Monday, October 24, 2016: 3:15 PM
Bayshore Ballroom Salon D, Lobby Level (Westin Bayshore Vancouver)

Alexander Davis, PhD1, Baruch Fischhoff, PhD1, Tamar Krishnamurti, PhD1 and Janel Hanmer, MD, PhD2, (1)Carnegie Mellon University, Pittsburgh, PA, (2)The University of Pittsburgh, Pittsburgh, PA
Purpose: We conducted a longitudinal cohort study examining physician use of probabilities to assess patient risk of deterioration.

Method: Over a six month period, residents, interns, overnight interns, and attending physicians from the general internal medicine ward of a single academic tertiary care center were asked to assess: 1) the probability that each of their patients would experience a clinical deterioration in the next 24 hours (defined as a cardiac arrest, call to a rapid response team, or transfer to the ICU), and 2) the probability of just a rapid response team call for their last patient for the day. This latter probability was compared to the physician's assessed probability of the extensional (inclusive) event (cardiac arrest, rapid response team call, or transfer to the ICU).
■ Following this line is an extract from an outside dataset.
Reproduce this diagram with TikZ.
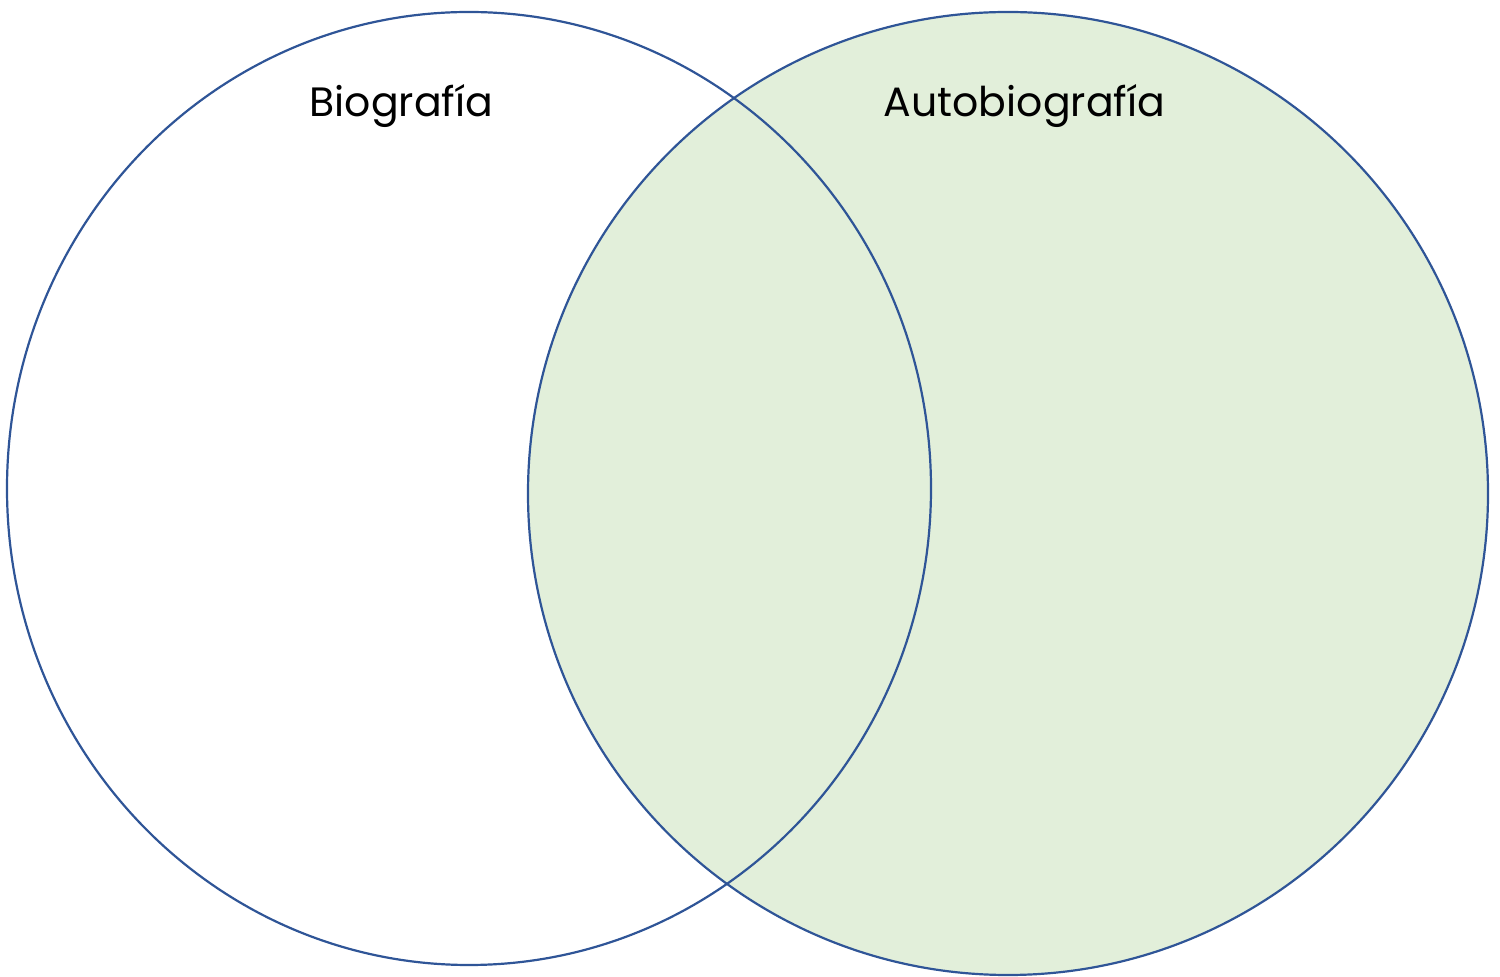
\documentclass[tikz,border=0pt]{standalone}
\usepackage{fontspec}
\setmainfont{Poppins}
\definecolor{vennblue}{HTML}{2F5597}
\definecolor{venngreen}{HTML}{E2EFDA}
\begin{document}
\begin{tikzpicture}[y=0.5pt, x=0.5pt, yscale=-1, inner sep=0pt, outer sep=0pt,
  setlabel/.style={anchor=base, font=\fontsize{20.5}{24}\selectfont}]
\useasboundingbox (0,0) rectangle (1500,977);
\path[fill=venngreen] (1008,493.5) ellipse (240pt and 240.75pt);
\path[draw=vennblue,line width=1.1pt] (1008,493.5) ellipse (240pt and 240.75pt);
\path[draw=vennblue,line width=1.1pt] (469,488.5) ellipse (231pt and 238.25pt);
\path (401.5,117) node[setlabel] (biografia) {Biografía};
\path (1024.5,117) node[setlabel] (autobiografia) {Autobiografía};
\end{tikzpicture}
\end{document}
Result: 135 unique physicians made 6,310 judgments across the entire study. Physicians remained in the study for either two or four weeks with four to eight data collection points. Judges were initially insensitive to the base rate (~2%) when predicting 24 hour decompensation risk for their patients (median = 10%). Over the duration of their rotation, their probability assessments significantly decreased (median = 5%) but remained consistently higher than the base rate. This pattern held for all cohorts of physicians (interns, residents, and attendings). Attendings violated the laws of probability by giving a lower probability to the extensional (inclusive) event 8% of the time, compared to 10% for residents, 12% for interns, and 19% for overnight interns. For the day teams, these violations tended to strongly cluster within physicians. For the overnight team, violations were more evenly distributed across physicians.

Conclusion: Physicians initially overestimated the probability of their patients deteriorating by a factor of 5, but over time gave probabilities about 2 times the base rate. The pattern held for cohorts of very different experience levels (interns, residents, attendings), suggesting that this learning was due to being explicitly asked to assess the probabilities. A minority of physicians consistently violated the extensional laws of probability. However, rates were higher (and more uniform) for overnight physicians, who may have been more cognitively taxed (due to sleep deprivation).